Caribbean: The Writing & Politics of Gabriel García Márquez

The literary fraternity is only just starting to adjust to the idea of life without “Gabo” – the inimitable Colombian-born author who was beloved by the world – Gabriel García Márquez, who passed away last Thursday in Mexico City.

Awarded the Nobel Prize for Literature in 1982, García Márquez left a profound impression on readers and aspiring writers alike, with novels like One Hundred Years of Solitude and Love in the Time of Cholera. Ever since his death was announced, many Caribbean netizens have been expressing their grief on Facebook, while others – mostly with ties to Cuba – have taken to the blogosphere to discuss García Márquez's passing.

Havana Times published an in-depth post about the author's life, including his controversial friendship with Fidel Castro:

The death of García Marquez, the father of the literary genre known as ‘magical realism’ leaves a huge void. ‘Gabo’ was one of last great survivors of the 1960s and 70s “boom” of Latin American literature.

García Marquez was born on March 6, 1927 in Aracataca, a city in the northern Colombian department of Magdalena. His childhood experiences in this banana plantation town were inspiration for his work. [He] is survived by his wife of a lifetime, Mercedes Barcha…and his sons.

Gabo, as he was also called, was a journalist, screenwriter, short story writer and novelist, socialist sympathizer and close friend of Cuban revolutionary leader Fidel Castro.

His relationship with the Cuban leader earned him criticism in the literary and political world.

In a follow-up post, the blog focused on the alleged role of the author in the story of the Cuban Five. Cuban diaspora blog Babalu was merciless in its criticism of the Gabo-Castro alliance:

The Colombian novelist…lambasted Latin American dictators constantly, especially those who ruled through military juntas, yet he praised the one tyrant who raised oppression and the art of military dictatorship to new heights.

The late Gabriel García Márquez, image by Ver en vivo En Directo, used under a CC license.

The late Gabriel García Márquez, image by Ver en vivo En Directo, used under a CC license.

Capitol Hill Cubans was more measured, praising the writer's talent and accomplishments but echoing the same argument when it came to his politics:

Nobel laureate Gabriel Garcia Marquez, 87, died last night at his home in Mexico City.

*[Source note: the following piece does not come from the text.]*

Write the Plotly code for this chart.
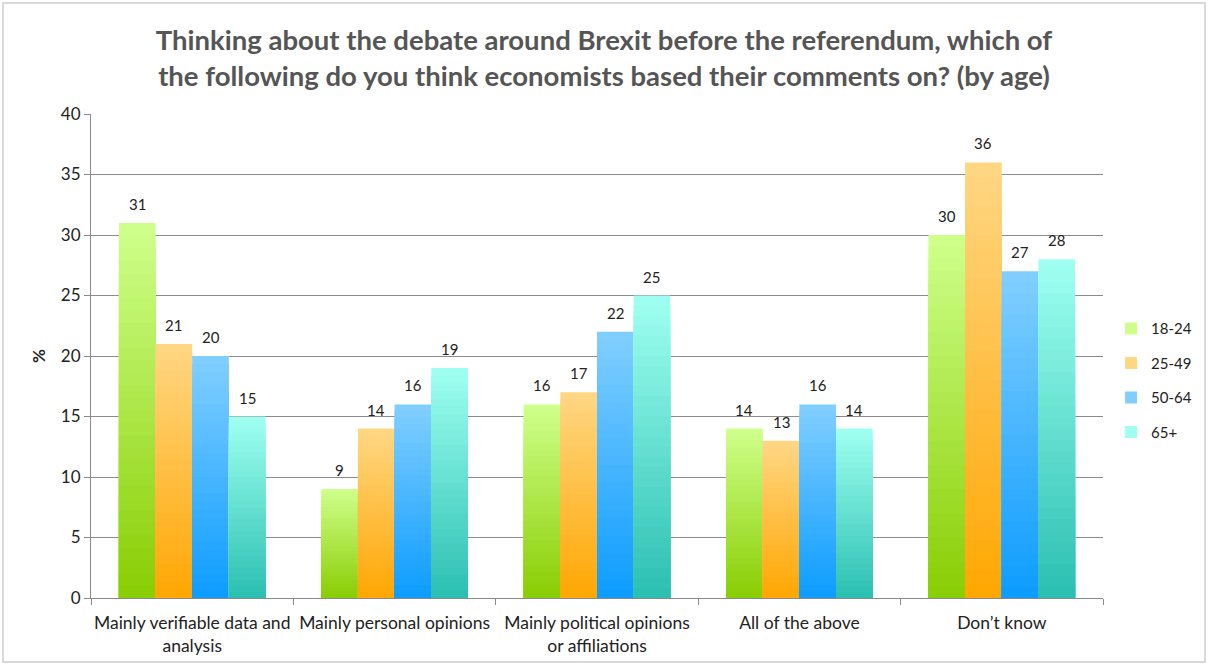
import plotly.graph_objects as go

categories = ["Mainly verifiable data and<br>analysis", "Mainly personal opinions",
              "Mainly political opinions<br>or affiliations", "All of the above", "Don\u2019t know"]
series_names = ["18-24", "25-49", "50-64", "65+"]
v_18_24 = [31, 9, 16, 14, 30]
v_25_49 = [21, 14, 17, 13, 36]
v_50_64 = [20, 16, 22, 16, 27]
v_65_plus = [15, 19, 25, 14, 28]
values = [v_18_24, v_25_49, v_50_64, v_65_plus]

tops = [(206, 255, 138), (255, 214, 130), (128, 206, 255), (158, 255, 240)]
bottoms = [(136, 204, 0), (255, 166, 0), (10, 155, 255), (40, 190, 176)]

N = 30
w = 0.181
fig = go.Figure()
annotations = []
for i, (name, vals) in enumerate(zip(series_names, values)):
    off = -2 * w + i * w
    for k in range(N, 0, -1):
        f = k / N
        c = tuple(int(round(b + (t - b) * f)) for b, t in zip(bottoms[i], tops[i]))
        first = (k == N)
        fig.add_trace(go.Bar(
            x=categories, y=[v * f for v in vals],
            width=w, offset=off,
            marker=dict(color="rgb(%d,%d,%d)" % c, line=dict(width=0)),
            name=name, legendgroup=name,
            showlegend=first,
            hoverinfo="skip",
        ))
    for j, v in enumerate(vals):
        annotations.append(dict(
            x=j + off + w / 2, y=v, xref="x", yref="y", text=str(v),
            showarrow=False, yanchor="bottom", yshift=8,
            font=dict(size=15, color="#222222"),
        ))

fig.update_layout(
    width=1208, height=666,
    barmode="overlay",
    paper_bgcolor="white", plot_bgcolor="white",
    margin=dict(l=91, r=105, t=114, b=68, autoexpand=False),
    font=dict(family="Lato, Noto Sans, sans-serif", size=16, color="#222222"),
    title=dict(
        text="Thinking about the debate around Brexit before the referendum, which of<br>the following do you think economists based their comments on? (by age)",
        x=0.5, xanchor="center", y=0.925, yanchor="middle",
        font=dict(size=27.5, color="#555555", family="Lato, Noto Sans, sans-serif", weight="bold"),
    ),
    legend=dict(x=1.008, y=0.45, xanchor="left", yanchor="middle",
                font=dict(size=15, color="#222222"), tracegroupgap=12,
                itemwidth=30, bgcolor="rgba(0,0,0,0)"),
    showlegend=True,
    xaxis=dict(showline=True, linecolor="#8a8a8a", linewidth=1,
               ticks="outside", tickson="boundaries", ticklen=6, tickcolor="#8a8a8a",
               showgrid=False, tickfont=dict(size=17.5, color="#222222"),
               tickangle=0, ticklabelstandoff=9, range=[-0.5, 4.5]),
    yaxis=dict(range=[0, 40], dtick=5, showline=True, linecolor="#8a8a8a", linewidth=1,
               ticks="outside", ticklen=6, tickcolor="#8a8a8a",
               showgrid=True, gridcolor="#8c8c8c", gridwidth=1,
               tickfont=dict(size=17, color="#222222"),
               title=dict(text="<b>%</b>", font=dict(size=17, color="#222222"), standoff=10),
               zeroline=False),
    annotations=annotations,
    shapes=[dict(type="rect", xref="paper", yref="paper",
                 x0=(3 - 91) / 1012, x1=(1205 - 91) / 1012,
                 y0=(598 - 662) / 484, y1=(598 - 3) / 484,
                 line=dict(color="#d9d9d9", width=2), layer="below")],
)

fig.write_html("out.html", config={"displayModeBar": False},
               post_script="document.body.style.margin='0';document.body.style.padding='0';")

Known as ‘Gabo’, he was one of the most popular and talented Latin American novelists of our time. His writings include…Chronicle of a Death Foretold and Autumn of the Patriarch, both with strong political undertones and stinging critiques of Latin American dictators.

Unfortunately, Gabo's criticism spared dictators of the left.

His intimate friendship with Latin America's longest-serving, deadliest and only totalitarian dictator, Cuba's Fidel Castro, was legendary.

Throughout his life, Gabo's condemnation of dictators always stopped short of Havana, where he was provided a home with all of the privileges and luxuries denied to ordinary Cubans.

His double-standard became emblematic. It is practiced today by some of Latin America's leaders, including Brazilian President Dilma Rousseff, Chilean President Michelle Bachelet and Uruguayan President Jose Mujica — all of whom were once themselves victims of military dictatorships and scorned those who coddled their repressors.

Yet inconceivably, these Latin American leaders now coddle the sole remaining military dictatorship of the Americas.

Goodbye Gabo.

May your literary legacy live forever.

But close an unfortunate chapter in Latin America's ideological double-standard.

Blogging from Trinidad and Tobago, Kris Rampersad talked about García Márquez's literary legacy:

Gabriel Garcia Marquez influenced us in more ways than we cared to know. His literary genre of magic realism became a medium for writers and artists of the post colonial world trying to grapple with and articulate the experiences of becoming independent in the post colonial world … trying to seize the magic of the moment full with hope and longing in being architects of our own destiny yet fighting off the realism of potential failure from inherited weaknesses of colonial mentality and frailty of humans especially in the face of new found power; the failure of the dream of independence that ranged from corruption of the American dream as well as the still birth of our dreaming into being our ideal post colonial societies.